In Spokane Washington, angry protesters say a proposed Wal-Mart will bring traffic into their neighborhoods and drive high paying jobs away.
"Go back where you came from, give some good jobs and give up the forces of darkness," says another protestor.
Whether it's an evil corporate giant or a model of supply-chain efficiency, one thing is certain -- Wal-Mart has been hugely successful.
Jim Randle is an economics editor at Voice of America and says, "Their sales, according to their Website, was $312.4 billion last year. Just for perspective that's roughly the same as the Gross Domestic Product of a decent-sized country."
And with enough cash to run a small country, it's an economic force that can transform entire communities.
Peter Morici is an economics professor at the University of Maryland. "Wal-Mart is a force that's much bigger than inexpensive products on a store shelf; it's a way of getting things done and it's having an impact in our culture very much the way Henry Ford's production line had on our culture," he says.
Like the Ford Motor Company and others, Wal-Mart is expanding worldwide, making inroads into the fastest growing economy in the world. Wal-Mart will open 20 more stores in China over the next few months and could hire as many as 150,000 new employees over the next five years.
Wal-Mart Asia CEO Joe Hatfield believes China's growth potential is enormous. "China's the one place in the world that, given time, you could replicate Wal-Mart in the U.S."
Analysts say if Wal-Mart can seize just three percent of the Chinese market, it would bring in as much as $20 billion a year.
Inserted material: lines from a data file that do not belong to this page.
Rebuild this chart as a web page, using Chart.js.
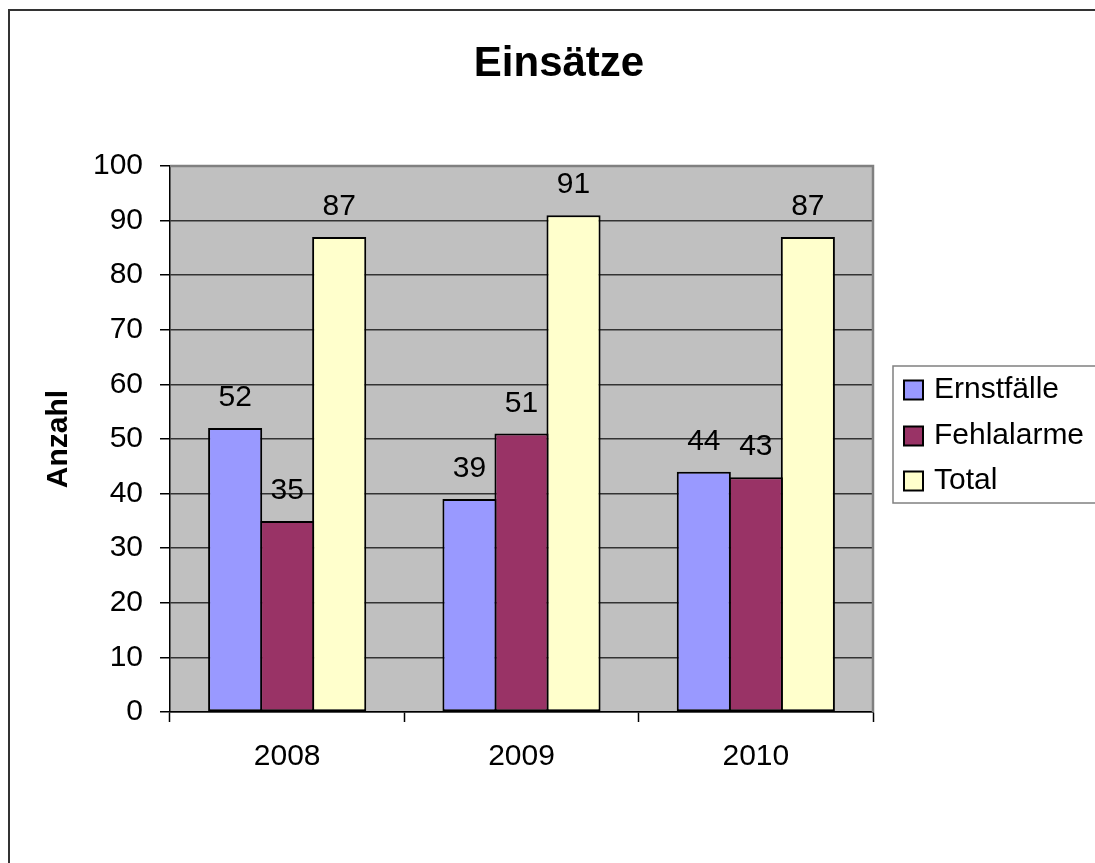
<!DOCTYPE html>
<html>
<head>
<meta charset="utf-8">
<script src="https://cdn.jsdelivr.net/npm/chart.js@4/dist/chart.umd.min.js"></script>
<style>
  html, body { margin: 0; padding: 0; background: #ffffff; }
  canvas { display: block; }
</style>
</head>
<body>
<canvas id="chart" width="1095" height="863"></canvas>
<script>
// Einsätze per year
const years = ['2008', '2009', '2010'];
const ernstfaelle = [52, 39, 44];
const fehlalarme = [35, 51, 43];
const total = [87, 91, 87];
const seriesNames = ['Ernstfälle', 'Fehlalarme', 'Total'];
const seriesColors = ['#9999FF', '#993366', '#FFFFCC'];
const chartTitle = 'Einsätze';
const yAxisTitle = 'Anzahl';
const yMin = 0, yMax = 100, yStep = 10;

const FONT = 'Arial, "Liberation Sans", sans-serif';

// White page, outer frame, title and grey plot background
const framePlugin = {
  id: 'frame',
  beforeDraw(chart) {
    const { ctx, chartArea: a } = chart;
    ctx.save();
    ctx.fillStyle = '#ffffff';
    ctx.fillRect(0, 0, chart.width, chart.height);
    ctx.strokeStyle = '#333333';
    ctx.lineWidth = 2;
    ctx.beginPath();
    ctx.moveTo(9, chart.height + 2);
    ctx.lineTo(9, 10);
    ctx.lineTo(chart.width + 2, 10);
    ctx.stroke();
    ctx.fillStyle = '#C0C0C0';
    ctx.fillRect(a.left, a.top, a.right - a.left, a.bottom - a.top);
    ctx.fillStyle = '#000000';
    ctx.font = 'bold 42px ' + FONT;
    ctx.textAlign = 'center';
    ctx.textBaseline = 'middle';
    ctx.fillText(chartTitle, 559, 64);
    ctx.restore();
  },
  beforeDatasetsDraw(chart) {
    const { ctx, chartArea: a } = chart;
    ctx.save();
    ctx.strokeStyle = '#808080';
    ctx.lineWidth = 2.5;
    ctx.beginPath();
    ctx.moveTo(a.left, a.top);
    ctx.lineTo(a.right, a.top);
    ctx.lineTo(a.right, a.bottom);
    ctx.stroke();
    ctx.restore();
  }
};

// Value labels above each bar
const valueLabelPlugin = {
  id: 'valueLabels',
  afterDatasetsDraw(chart) {
    const { ctx } = chart;
    ctx.save();
    ctx.fillStyle = '#000000';
    ctx.font = '30px ' + FONT;
    ctx.textAlign = 'center';
    ctx.textBaseline = 'alphabetic';
    chart.data.datasets.forEach((ds, i) => {
      const meta = chart.getDatasetMeta(i);
      meta.data.forEach((bar, j) => {
        ctx.fillText(String(ds.data[j]), bar.x, bar.y - 22);
      });
    });
    ctx.restore();
  }
};

// Boxed legend to the right of the plot
const legendBoxPlugin = {
  id: 'legendBox',
  afterDraw(chart) {
    const { ctx } = chart;
    const boxLeft = 893, boxTop = 366, boxH = 137;
    ctx.save();
    ctx.strokeStyle = '#808080';
    ctx.lineWidth = 1.5;
    ctx.strokeRect(boxLeft, boxTop, 300, boxH);
    ctx.font = '30px ' + FONT;
    ctx.textAlign = 'left';
    ctx.textBaseline = 'middle';
    const rowY = [390, 436, 481];
    chart.data.datasets.forEach((ds, i) => {
      const y = rowY[i];
      ctx.fillStyle = ds.backgroundColor;
      ctx.fillRect(904, y - 9.5, 19, 19);
      ctx.strokeStyle = '#000000';
      ctx.lineWidth = 2;
      ctx.strokeRect(904, y - 9.5, 19, 19);
      ctx.fillStyle = '#000000';
      ctx.fillText(ds.label, 934, y);
    });
    ctx.restore();
  }
};

const seriesData = [ernstfaelle, fehlalarme, total];

new Chart(document.getElementById('chart'), {
  type: 'bar',
  data: {
    labels: years,
    datasets: seriesNames.map((name, i) => ({
      label: name,
      data: seriesData[i],
      backgroundColor: seriesColors[i],
      borderColor: '#000000',
      borderWidth: 2,
      borderSkipped: false,
      // slight overlap so neighbouring bars share one outline
      barPercentage: 1.04,
      categoryPercentage: 0.666
    }))
  },
  options: {
    responsive: false,
    animation: false,
    devicePixelRatio: 1,
    layout: { padding: { left: 0, top: 166, right: 222, bottom: 0 } },
    plugins: {
      legend: { display: false },
      title: { display: false },
      tooltip: { enabled: false }
    },
    scales: {
      x: {
        grid: {
          offset: true,
          drawOnChartArea: false,
          drawTicks: true,
          tickLength: 10,
          tickColor: '#000000',
          tickWidth: 1.5
        },
        border: { color: '#000000', width: 1.5 },
        ticks: {
          color: '#000000',
          font: { family: FONT, size: 30 },
          padding: 17,
          maxRotation: 0
        },
        afterFit(scale) { scale.height = 151; }
      },
      y: {
        min: yMin,
        max: yMax,
        grid: {
          color: '#333333',
          lineWidth: 1.5,
          drawTicks: true,
          tickLength: 10,
          tickColor: '#000000',
          tickWidth: 1.5
        },
        border: { color: '#000000', width: 1.5 },
        ticks: {
          stepSize: yStep,
          color: '#000000',
          font: { family: FONT, size: 30 },
          padding: 17
        },
        title: {
          display: true,
          text: yAxisTitle,
          color: '#000000',
          font: { family: FONT, size: 30, weight: 'bold' },
          padding: { top: 41, bottom: 0 }
        },
        afterFit(scale) { scale.width = 170; }
      }
    }
  },
  plugins: [framePlugin, valueLabelPlugin, legendBoxPlugin]
});
</script>
</body>
</html>
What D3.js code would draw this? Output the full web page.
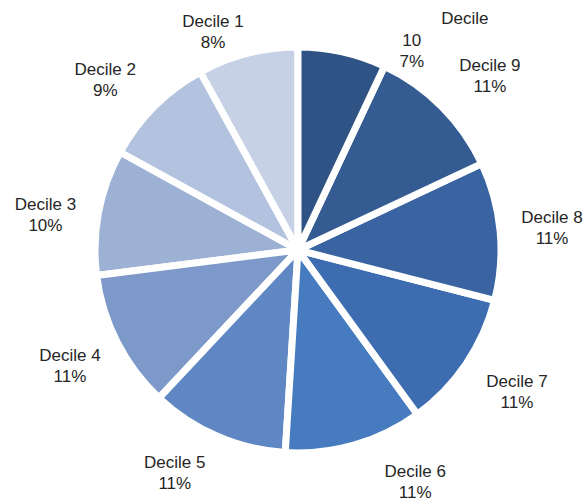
<!DOCTYPE html>
<html>
<head>
<meta charset="utf-8">
<script src="https://cdn.jsdelivr.net/npm/d3@7"></script>
<style>
  html, body { margin: 0; padding: 0; background: #fff; }
  svg { display: block; }
</style>
</head>
<body>
<svg id="chart" width="585" height="502"></svg>
<script>
// Share of total by income decile
const categories = ["Decile 1", "Decile 2", "Decile 3", "Decile 4", "Decile 5",
                    "Decile 6", "Decile 7", "Decile 8", "Decile 9", "Decile 10"];
const shares = [8, 9, 10, 11, 11, 11, 11, 11, 11, 7];
const colors = ["#c7d1e5", "#b3c2de", "#9db1d5", "#7d99c9", "#5e87c3",
                "#467cbf", "#3d6db0", "#3964a1", "#345b92", "#2f5384"];

// Label layout: angular nudge (degrees) and distance from centre
const labelNudge = [-6.9, -3.6, -2.9, 0, 5.5, -10.6, -1.2, 0.4, 2.8, 17.2];
const labelRadius = [234, 257, 255, 256, 255, 260, 261, 255, 259, 229];

const width = 585, height = 502;
const cx = 298, cy = 250, radius = 203;

const svg = d3.select("#chart");
const g = svg.append("g").attr("transform", `translate(${cx},${cy})`);

// Decile 1 sits just left of twelve o'clock; slices run anticlockwise from there
const pie = d3.pie().sort(null).value(d => d.value)
  .startAngle(2 * Math.PI).endAngle(0);

const data = categories.map((c, i) => ({ name: c, value: shares[i], color: colors[i], i }));
const arcs = pie(data);

const arc = d3.arc().innerRadius(0).outerRadius(radius);

g.selectAll("path.slice")
  .data(arcs)
  .join("path")
  .attr("class", "slice")
  .attr("d", arc)
  .attr("fill", d => d.data.color)
  .attr("stroke", "#fff")
  .attr("stroke-width", 7)
  .attr("stroke-linejoin", "round");

const fontFamily = "'Liberation Sans', Arial, Helvetica, sans-serif";
const lineH = 21;

arcs.forEach(a => {
  const i = a.data.i;
  const mid = (a.startAngle + a.endAngle) / 2 + labelNudge[i] * Math.PI / 180;
  const r = labelRadius[i];
  const x = r * Math.sin(mid);
  const y = -r * Math.cos(mid);
  const pct = a.data.value + "%";
  let lines;
  if (a.data.name === "Decile 10") {
    // wrapped label: the word sits above and to the right of the number
    const parts = a.data.name.split(" ");
    lines = [
      { t: parts[0], dx: 53, dy: -33 },
      { t: parts[1], dx: 0, dy: -lineH / 2 },
      { t: pct, dx: 0, dy: lineH / 2 }
    ];
  } else {
    lines = [
      { t: a.data.name, dx: 0, dy: -lineH / 2 },
      { t: pct, dx: 0, dy: lineH / 2 }
    ];
  }
  lines.forEach(l => {
    g.append("text")
      .attr("x", x + l.dx)
      .attr("y", y + l.dy)
      .attr("text-anchor", "middle")
      .attr("dominant-baseline", "central")
      .attr("font-family", fontFamily)
      .attr("font-size", 17)
      .attr("fill", "#262626")
      .text(l.t);
  });
});
</script>
</body>
</html>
Jim McGregor, the author of "One Billion Customers" told the American network ABC that Wal-Mart's eastward expansion will bridge cultural gaps and make Chinese businesses more open to the idea of Western efficiency.
"Chinese distribution has been very, very inefficient because it was a bunch of laggard state companies,” says McGregor. “Wal-Mart will build a distribution system that breaks through that. Chinese retailers will have to clean up their act to compete.”
If Wal-Mart succeeds in China, it's not likely to have much impact on the U.S. trade deficit with China, which was more than $200 billion last year. But Peter Morici says it could hasten trade reforms in a country still firmly under the control of a select few.
"When you start to build out large retail organizations like Wal-Mart across the country, you're taking control of commerce out of the hands of the elite and creating the potential. Out of those Wal-Mart employees in China will emerge a middle class of managers who will not be beholden to the Communist party," professor Morici adds.
Morici blames the U.S. trade deficit less on Wal-Mart's imports from China and more on the undervalued yuan, which he says is kept artificially low by a highly protectionist Chinese government.